* Start GIVEN INFORMATION *

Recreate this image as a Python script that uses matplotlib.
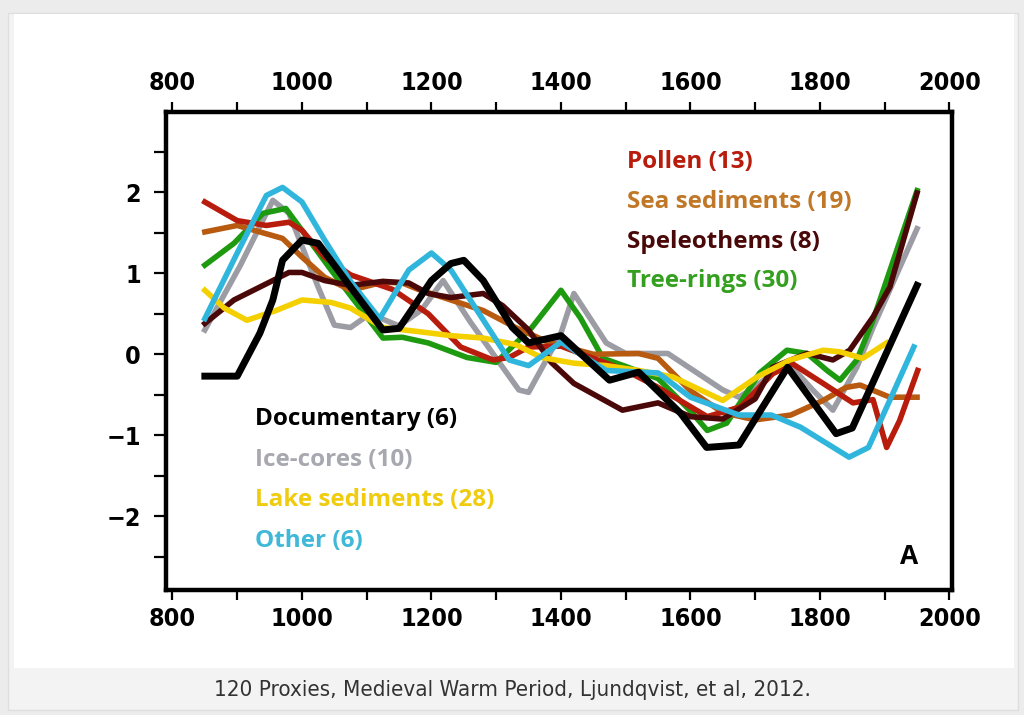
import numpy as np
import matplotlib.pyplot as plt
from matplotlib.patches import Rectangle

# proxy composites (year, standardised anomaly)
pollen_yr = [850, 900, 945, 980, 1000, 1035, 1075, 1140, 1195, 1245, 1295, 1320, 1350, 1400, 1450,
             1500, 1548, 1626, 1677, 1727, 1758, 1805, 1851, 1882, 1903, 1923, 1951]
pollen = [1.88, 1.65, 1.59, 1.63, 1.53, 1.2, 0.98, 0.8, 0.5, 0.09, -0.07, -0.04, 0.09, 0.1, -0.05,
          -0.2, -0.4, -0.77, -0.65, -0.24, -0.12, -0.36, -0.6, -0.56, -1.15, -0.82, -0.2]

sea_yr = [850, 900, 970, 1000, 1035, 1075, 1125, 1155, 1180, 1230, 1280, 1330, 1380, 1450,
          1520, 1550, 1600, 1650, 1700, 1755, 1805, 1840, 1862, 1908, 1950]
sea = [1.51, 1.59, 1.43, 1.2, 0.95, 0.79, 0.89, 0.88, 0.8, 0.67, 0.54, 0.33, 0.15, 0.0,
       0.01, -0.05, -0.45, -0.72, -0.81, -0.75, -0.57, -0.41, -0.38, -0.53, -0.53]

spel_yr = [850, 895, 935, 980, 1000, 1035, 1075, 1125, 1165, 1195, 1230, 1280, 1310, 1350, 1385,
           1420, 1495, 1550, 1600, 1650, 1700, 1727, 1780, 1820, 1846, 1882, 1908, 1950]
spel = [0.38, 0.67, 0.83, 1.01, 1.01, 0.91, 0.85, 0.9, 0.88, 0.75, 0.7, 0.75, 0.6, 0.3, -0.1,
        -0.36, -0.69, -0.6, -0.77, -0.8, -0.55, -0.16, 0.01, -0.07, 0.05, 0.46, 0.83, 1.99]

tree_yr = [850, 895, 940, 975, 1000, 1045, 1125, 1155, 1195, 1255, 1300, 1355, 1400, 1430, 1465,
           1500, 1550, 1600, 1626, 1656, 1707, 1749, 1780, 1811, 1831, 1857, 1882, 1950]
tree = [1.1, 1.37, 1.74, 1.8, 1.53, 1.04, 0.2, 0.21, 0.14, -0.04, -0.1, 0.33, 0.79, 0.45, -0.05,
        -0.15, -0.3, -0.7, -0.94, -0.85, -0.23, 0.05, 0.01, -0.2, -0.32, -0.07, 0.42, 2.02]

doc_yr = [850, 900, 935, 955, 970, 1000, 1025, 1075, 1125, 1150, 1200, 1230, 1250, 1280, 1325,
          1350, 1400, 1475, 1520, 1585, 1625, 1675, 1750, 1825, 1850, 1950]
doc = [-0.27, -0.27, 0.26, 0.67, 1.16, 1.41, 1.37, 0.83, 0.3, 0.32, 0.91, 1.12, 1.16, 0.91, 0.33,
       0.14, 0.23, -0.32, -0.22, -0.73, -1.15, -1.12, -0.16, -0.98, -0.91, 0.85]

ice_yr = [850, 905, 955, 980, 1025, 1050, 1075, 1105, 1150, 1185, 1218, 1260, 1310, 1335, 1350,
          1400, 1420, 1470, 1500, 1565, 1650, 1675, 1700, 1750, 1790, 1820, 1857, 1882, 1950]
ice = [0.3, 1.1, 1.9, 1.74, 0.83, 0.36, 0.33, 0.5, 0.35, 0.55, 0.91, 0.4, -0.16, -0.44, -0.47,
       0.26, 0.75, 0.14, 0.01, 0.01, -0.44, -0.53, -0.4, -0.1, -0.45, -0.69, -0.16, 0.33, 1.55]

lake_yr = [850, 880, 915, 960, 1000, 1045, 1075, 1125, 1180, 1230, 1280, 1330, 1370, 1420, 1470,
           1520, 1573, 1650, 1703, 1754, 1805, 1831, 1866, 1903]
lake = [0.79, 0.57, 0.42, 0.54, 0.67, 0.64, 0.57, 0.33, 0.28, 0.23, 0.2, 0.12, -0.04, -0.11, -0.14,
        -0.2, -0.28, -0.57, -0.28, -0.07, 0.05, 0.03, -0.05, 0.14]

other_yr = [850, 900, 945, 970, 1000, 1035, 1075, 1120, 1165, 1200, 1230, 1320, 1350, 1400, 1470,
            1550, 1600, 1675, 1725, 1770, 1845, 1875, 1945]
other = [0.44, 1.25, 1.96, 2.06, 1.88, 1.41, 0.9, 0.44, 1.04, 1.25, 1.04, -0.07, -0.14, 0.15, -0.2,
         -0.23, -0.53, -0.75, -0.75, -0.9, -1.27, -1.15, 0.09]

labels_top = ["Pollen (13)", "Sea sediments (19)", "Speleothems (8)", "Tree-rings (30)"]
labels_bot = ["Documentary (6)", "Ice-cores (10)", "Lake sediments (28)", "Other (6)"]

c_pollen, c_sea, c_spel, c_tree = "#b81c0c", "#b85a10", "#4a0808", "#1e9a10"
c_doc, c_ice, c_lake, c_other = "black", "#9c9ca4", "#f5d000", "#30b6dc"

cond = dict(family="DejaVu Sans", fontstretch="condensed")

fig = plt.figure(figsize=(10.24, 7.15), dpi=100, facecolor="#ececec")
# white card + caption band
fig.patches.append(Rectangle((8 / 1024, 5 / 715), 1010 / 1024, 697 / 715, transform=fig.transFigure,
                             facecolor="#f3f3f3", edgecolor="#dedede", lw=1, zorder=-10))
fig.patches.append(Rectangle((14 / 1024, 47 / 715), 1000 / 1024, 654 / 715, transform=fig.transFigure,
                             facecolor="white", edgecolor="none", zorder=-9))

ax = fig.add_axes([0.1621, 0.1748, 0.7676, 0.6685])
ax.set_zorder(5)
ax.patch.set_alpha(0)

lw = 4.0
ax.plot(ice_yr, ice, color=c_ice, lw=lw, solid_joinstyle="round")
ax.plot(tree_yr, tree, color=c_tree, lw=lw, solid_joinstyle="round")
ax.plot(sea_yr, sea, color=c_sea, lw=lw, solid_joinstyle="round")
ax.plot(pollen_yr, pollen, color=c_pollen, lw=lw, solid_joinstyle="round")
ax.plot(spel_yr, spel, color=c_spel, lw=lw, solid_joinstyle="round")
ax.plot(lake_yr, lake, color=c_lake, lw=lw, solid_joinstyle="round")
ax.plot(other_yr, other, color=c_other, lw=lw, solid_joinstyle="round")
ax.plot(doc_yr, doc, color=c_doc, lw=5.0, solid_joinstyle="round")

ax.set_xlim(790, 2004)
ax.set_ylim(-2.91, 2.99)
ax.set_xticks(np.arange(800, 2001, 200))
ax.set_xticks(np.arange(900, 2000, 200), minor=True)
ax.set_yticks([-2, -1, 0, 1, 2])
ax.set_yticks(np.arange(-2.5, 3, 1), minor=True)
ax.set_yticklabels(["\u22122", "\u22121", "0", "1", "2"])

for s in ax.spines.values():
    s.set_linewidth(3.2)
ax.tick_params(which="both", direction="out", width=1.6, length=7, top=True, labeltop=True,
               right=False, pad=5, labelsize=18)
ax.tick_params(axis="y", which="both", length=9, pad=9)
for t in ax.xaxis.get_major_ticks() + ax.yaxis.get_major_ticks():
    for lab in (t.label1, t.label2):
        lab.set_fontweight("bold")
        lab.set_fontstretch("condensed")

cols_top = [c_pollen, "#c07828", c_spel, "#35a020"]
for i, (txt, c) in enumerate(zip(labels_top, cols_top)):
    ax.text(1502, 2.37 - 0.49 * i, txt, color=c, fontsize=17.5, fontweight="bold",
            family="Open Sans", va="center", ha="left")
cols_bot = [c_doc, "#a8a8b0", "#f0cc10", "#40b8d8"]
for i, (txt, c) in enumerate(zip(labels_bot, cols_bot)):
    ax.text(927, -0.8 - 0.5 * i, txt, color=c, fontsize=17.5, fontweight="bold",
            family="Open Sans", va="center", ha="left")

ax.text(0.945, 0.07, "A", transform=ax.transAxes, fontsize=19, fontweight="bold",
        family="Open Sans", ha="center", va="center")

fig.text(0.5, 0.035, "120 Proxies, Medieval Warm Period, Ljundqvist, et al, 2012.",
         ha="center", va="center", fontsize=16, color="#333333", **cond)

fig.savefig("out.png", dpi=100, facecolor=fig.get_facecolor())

* End GIVEN INFORMATION *

WRITTEN TASK
Your answer should be one number: how many lines in the material above contain the string "matplotlib".

TASK SOLUTION
3